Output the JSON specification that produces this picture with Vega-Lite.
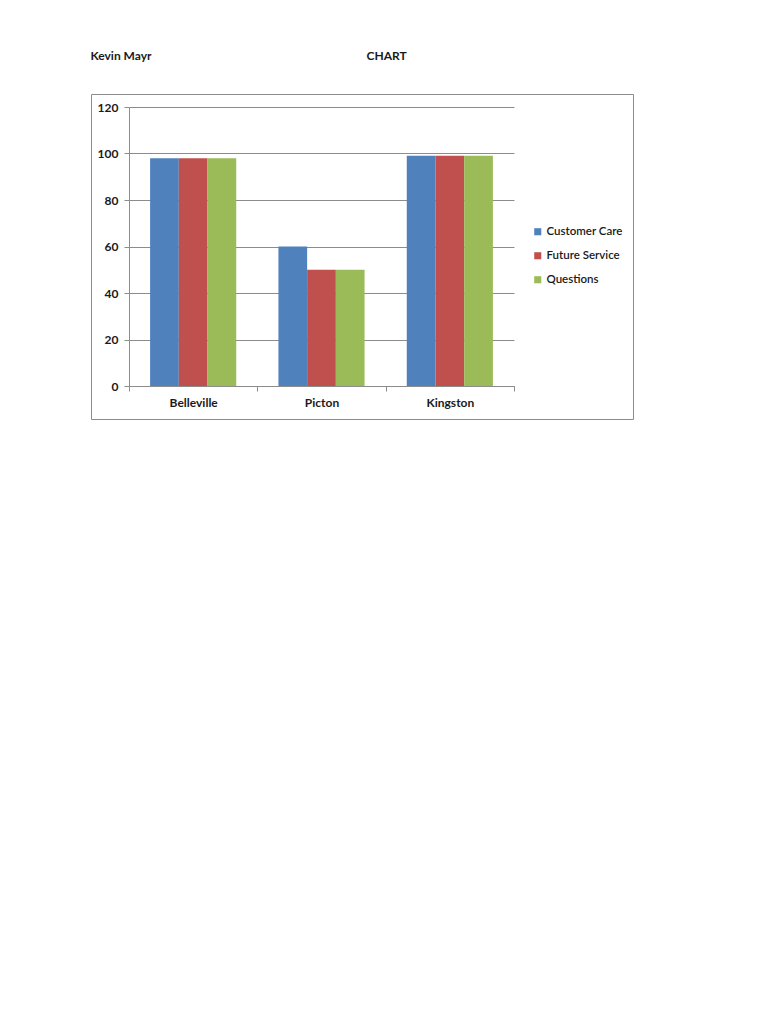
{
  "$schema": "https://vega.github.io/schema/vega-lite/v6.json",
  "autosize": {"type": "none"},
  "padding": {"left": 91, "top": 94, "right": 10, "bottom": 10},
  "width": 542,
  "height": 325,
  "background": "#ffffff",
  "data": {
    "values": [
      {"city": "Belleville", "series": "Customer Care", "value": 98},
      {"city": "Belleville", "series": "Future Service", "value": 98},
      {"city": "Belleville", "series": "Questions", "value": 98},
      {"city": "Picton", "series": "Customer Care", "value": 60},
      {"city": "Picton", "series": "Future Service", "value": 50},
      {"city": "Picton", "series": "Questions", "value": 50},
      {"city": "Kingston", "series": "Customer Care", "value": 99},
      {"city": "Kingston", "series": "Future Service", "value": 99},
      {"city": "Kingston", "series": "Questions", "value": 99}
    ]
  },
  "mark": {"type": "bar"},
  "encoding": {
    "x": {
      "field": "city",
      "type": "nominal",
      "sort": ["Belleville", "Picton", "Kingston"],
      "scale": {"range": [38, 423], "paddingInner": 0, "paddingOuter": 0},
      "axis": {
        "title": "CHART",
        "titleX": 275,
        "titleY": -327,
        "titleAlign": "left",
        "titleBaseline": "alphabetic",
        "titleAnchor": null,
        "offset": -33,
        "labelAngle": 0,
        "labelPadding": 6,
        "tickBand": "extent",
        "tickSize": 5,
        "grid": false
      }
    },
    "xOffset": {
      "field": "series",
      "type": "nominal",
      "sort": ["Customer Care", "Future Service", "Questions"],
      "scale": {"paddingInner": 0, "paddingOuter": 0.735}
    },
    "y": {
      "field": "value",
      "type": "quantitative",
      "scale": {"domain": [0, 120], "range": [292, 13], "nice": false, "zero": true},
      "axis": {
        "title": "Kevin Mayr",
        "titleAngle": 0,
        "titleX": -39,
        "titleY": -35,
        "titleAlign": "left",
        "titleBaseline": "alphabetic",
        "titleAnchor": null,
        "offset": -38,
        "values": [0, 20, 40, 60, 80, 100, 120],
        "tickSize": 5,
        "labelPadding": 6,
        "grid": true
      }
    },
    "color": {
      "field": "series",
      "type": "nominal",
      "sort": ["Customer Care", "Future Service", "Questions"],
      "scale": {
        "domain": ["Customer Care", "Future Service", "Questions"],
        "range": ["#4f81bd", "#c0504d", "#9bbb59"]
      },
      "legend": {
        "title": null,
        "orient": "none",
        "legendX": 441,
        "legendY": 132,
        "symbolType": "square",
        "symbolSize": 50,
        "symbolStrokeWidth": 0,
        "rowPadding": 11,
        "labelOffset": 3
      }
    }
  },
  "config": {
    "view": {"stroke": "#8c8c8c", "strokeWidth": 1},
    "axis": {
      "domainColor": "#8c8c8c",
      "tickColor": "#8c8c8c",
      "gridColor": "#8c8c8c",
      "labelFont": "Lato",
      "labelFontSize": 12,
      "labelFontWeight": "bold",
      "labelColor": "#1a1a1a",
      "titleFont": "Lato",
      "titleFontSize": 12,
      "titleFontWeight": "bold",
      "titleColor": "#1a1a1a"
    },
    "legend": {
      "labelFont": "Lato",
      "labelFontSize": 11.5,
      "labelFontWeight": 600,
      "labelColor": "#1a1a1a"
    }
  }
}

--

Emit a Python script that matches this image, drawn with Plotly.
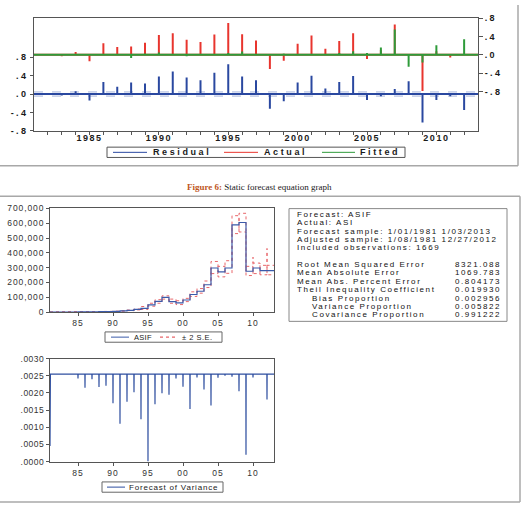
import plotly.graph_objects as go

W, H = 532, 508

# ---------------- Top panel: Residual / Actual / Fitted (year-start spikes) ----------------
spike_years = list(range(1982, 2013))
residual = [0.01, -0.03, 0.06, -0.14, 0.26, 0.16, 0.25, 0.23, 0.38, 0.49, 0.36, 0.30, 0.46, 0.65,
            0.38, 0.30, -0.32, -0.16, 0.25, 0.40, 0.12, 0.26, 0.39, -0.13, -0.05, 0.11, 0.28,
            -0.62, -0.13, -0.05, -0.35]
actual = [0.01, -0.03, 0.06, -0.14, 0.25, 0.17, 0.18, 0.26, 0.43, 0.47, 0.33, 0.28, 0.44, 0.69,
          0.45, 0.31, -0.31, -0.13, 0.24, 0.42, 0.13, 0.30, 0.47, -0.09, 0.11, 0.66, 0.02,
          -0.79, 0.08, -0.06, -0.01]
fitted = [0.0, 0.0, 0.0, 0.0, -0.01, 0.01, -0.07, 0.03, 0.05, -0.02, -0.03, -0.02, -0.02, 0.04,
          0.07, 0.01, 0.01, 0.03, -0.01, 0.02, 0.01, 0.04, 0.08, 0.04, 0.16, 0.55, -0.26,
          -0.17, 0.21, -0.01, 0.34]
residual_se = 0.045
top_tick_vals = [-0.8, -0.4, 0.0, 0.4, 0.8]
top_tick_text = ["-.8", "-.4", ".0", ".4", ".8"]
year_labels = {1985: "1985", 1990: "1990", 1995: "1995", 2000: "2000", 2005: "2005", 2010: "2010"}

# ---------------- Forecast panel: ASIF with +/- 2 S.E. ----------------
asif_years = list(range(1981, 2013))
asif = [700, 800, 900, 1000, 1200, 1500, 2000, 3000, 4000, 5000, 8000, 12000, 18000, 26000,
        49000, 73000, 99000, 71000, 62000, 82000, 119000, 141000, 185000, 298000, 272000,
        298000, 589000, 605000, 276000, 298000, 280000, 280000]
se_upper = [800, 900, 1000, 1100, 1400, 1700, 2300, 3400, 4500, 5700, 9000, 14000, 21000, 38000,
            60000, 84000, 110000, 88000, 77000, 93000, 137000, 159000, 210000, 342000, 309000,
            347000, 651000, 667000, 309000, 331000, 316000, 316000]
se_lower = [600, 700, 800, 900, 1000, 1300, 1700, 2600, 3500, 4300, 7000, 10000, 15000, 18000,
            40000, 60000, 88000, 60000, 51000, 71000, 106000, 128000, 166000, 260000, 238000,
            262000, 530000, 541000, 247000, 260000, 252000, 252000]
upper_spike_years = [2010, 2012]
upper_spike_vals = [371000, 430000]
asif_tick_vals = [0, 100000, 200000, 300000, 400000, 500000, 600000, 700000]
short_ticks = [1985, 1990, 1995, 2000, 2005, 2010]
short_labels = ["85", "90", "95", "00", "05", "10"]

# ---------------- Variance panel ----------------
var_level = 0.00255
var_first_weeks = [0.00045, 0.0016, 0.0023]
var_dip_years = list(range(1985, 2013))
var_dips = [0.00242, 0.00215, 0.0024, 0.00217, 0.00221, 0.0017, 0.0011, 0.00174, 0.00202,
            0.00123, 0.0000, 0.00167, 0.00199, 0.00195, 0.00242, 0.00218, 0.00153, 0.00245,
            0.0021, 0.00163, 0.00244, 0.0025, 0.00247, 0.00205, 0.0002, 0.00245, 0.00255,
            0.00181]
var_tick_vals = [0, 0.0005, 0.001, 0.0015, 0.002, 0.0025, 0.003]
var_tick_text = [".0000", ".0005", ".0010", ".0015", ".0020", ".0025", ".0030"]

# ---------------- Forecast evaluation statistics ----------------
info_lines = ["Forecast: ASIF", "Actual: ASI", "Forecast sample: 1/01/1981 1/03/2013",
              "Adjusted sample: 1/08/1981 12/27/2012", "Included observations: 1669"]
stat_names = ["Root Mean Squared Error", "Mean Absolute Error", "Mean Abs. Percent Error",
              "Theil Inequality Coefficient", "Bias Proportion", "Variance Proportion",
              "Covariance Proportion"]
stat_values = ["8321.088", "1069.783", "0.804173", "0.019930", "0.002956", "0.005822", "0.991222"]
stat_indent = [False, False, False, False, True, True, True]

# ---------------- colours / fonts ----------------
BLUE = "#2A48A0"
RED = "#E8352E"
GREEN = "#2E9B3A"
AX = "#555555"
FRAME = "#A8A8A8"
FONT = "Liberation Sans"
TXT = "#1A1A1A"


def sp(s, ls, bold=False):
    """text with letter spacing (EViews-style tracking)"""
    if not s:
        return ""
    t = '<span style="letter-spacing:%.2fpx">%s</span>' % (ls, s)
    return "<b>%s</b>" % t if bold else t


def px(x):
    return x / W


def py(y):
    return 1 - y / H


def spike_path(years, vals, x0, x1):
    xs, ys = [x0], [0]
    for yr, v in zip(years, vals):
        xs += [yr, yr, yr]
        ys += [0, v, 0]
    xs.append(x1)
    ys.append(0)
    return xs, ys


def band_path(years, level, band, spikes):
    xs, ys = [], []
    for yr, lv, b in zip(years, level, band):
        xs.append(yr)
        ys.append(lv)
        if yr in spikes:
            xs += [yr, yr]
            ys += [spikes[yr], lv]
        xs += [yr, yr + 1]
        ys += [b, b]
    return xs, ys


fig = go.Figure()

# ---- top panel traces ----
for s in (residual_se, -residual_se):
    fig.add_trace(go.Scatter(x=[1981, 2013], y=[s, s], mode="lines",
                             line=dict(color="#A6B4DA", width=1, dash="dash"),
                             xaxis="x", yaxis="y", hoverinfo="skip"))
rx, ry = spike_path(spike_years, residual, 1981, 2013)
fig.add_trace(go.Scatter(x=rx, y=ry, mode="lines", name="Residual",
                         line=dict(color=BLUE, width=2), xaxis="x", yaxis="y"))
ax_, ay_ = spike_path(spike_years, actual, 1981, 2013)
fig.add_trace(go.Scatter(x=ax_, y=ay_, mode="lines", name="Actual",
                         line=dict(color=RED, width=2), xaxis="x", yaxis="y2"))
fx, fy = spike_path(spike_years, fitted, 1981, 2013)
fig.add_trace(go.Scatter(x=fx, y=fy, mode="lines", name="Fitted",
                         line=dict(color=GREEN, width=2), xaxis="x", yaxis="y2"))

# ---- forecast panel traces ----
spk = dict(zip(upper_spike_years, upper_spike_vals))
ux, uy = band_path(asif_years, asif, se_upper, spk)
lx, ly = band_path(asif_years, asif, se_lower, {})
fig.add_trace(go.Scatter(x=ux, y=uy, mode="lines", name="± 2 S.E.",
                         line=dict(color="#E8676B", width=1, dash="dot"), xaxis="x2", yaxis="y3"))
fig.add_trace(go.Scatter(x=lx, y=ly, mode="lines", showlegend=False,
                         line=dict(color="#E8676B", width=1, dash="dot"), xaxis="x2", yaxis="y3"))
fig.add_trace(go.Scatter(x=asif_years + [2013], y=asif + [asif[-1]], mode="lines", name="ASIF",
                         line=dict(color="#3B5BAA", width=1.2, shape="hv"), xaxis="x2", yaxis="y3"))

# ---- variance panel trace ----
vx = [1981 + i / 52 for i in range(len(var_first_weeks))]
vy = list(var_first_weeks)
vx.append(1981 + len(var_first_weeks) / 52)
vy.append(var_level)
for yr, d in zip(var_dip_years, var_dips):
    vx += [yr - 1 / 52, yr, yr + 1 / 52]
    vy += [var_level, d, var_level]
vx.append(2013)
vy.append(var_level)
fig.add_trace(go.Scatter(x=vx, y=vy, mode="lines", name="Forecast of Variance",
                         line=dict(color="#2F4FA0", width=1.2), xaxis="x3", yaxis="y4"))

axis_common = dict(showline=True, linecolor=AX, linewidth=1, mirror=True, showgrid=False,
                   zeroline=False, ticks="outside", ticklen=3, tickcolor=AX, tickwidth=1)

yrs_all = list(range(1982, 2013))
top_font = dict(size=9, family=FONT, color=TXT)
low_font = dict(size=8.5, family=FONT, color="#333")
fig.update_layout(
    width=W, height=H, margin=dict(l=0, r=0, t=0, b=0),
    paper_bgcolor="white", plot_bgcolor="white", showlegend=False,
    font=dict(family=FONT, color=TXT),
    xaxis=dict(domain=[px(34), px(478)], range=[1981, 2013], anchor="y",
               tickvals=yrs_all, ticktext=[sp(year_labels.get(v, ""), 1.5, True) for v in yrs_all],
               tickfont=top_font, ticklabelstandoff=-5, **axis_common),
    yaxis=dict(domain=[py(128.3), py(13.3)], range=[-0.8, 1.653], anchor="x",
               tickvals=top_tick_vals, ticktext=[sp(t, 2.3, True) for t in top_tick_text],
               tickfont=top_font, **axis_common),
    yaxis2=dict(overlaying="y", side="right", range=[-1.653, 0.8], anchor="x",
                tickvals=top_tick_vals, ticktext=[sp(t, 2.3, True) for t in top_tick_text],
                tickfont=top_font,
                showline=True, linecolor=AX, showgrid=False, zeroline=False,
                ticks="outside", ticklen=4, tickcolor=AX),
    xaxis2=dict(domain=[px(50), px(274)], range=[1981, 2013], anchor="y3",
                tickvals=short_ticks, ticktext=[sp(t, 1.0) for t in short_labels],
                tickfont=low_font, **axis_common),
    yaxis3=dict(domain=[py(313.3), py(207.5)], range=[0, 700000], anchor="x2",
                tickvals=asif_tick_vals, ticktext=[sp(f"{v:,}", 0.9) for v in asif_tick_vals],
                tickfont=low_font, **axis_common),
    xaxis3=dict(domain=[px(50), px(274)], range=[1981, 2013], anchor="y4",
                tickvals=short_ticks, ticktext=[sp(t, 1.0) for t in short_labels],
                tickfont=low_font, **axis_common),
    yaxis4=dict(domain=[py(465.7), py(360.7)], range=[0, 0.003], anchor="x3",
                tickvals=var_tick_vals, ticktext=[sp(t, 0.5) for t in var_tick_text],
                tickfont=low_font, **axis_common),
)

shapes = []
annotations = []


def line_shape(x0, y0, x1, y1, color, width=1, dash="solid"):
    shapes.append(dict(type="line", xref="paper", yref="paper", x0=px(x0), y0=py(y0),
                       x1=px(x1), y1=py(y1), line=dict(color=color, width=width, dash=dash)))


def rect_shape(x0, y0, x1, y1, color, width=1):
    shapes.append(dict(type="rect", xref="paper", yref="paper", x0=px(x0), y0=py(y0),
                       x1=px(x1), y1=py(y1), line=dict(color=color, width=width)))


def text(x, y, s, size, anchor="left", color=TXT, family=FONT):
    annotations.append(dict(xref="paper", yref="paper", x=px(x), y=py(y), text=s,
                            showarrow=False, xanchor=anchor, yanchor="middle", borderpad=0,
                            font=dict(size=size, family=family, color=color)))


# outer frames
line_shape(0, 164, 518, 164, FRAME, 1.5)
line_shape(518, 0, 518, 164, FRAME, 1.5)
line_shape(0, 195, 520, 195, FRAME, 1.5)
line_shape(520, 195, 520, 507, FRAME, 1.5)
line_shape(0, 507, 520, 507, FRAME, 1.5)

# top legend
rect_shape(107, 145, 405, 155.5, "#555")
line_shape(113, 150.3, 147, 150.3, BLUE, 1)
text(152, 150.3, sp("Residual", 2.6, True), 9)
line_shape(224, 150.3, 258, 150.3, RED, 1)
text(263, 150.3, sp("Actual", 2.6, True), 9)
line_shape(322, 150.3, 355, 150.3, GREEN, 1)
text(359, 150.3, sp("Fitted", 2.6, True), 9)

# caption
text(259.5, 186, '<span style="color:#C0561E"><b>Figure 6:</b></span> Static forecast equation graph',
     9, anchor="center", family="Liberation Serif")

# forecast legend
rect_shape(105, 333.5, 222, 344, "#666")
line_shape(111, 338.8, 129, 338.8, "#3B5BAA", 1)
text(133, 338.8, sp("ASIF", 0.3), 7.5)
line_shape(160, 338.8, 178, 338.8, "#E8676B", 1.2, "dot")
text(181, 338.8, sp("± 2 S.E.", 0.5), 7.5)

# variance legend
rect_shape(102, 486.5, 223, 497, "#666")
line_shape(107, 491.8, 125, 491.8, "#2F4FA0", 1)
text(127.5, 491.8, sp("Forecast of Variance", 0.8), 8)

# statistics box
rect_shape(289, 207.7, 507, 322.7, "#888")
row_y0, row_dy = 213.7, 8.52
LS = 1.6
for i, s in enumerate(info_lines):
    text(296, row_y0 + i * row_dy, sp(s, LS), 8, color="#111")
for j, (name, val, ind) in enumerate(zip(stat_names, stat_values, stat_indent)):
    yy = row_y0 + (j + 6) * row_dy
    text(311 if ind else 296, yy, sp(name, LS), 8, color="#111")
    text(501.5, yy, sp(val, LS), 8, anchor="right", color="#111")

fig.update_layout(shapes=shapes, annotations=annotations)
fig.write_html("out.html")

* * *

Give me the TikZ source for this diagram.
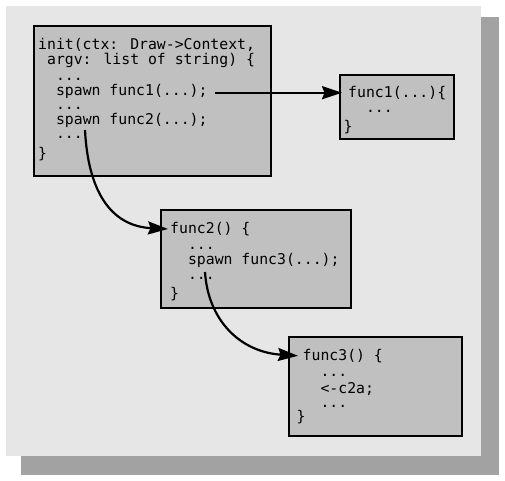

Task to complete >> Go back to the listing above and reproduce, exactly, the stretch from the line bearing "Emit a Python" through the line bearing "W, H = 532, 508", without its pictures.

Written answer >>
Emit a Python script that matches this image, drawn with Plotly.
import plotly.graph_objects as go

W, H = 532, 508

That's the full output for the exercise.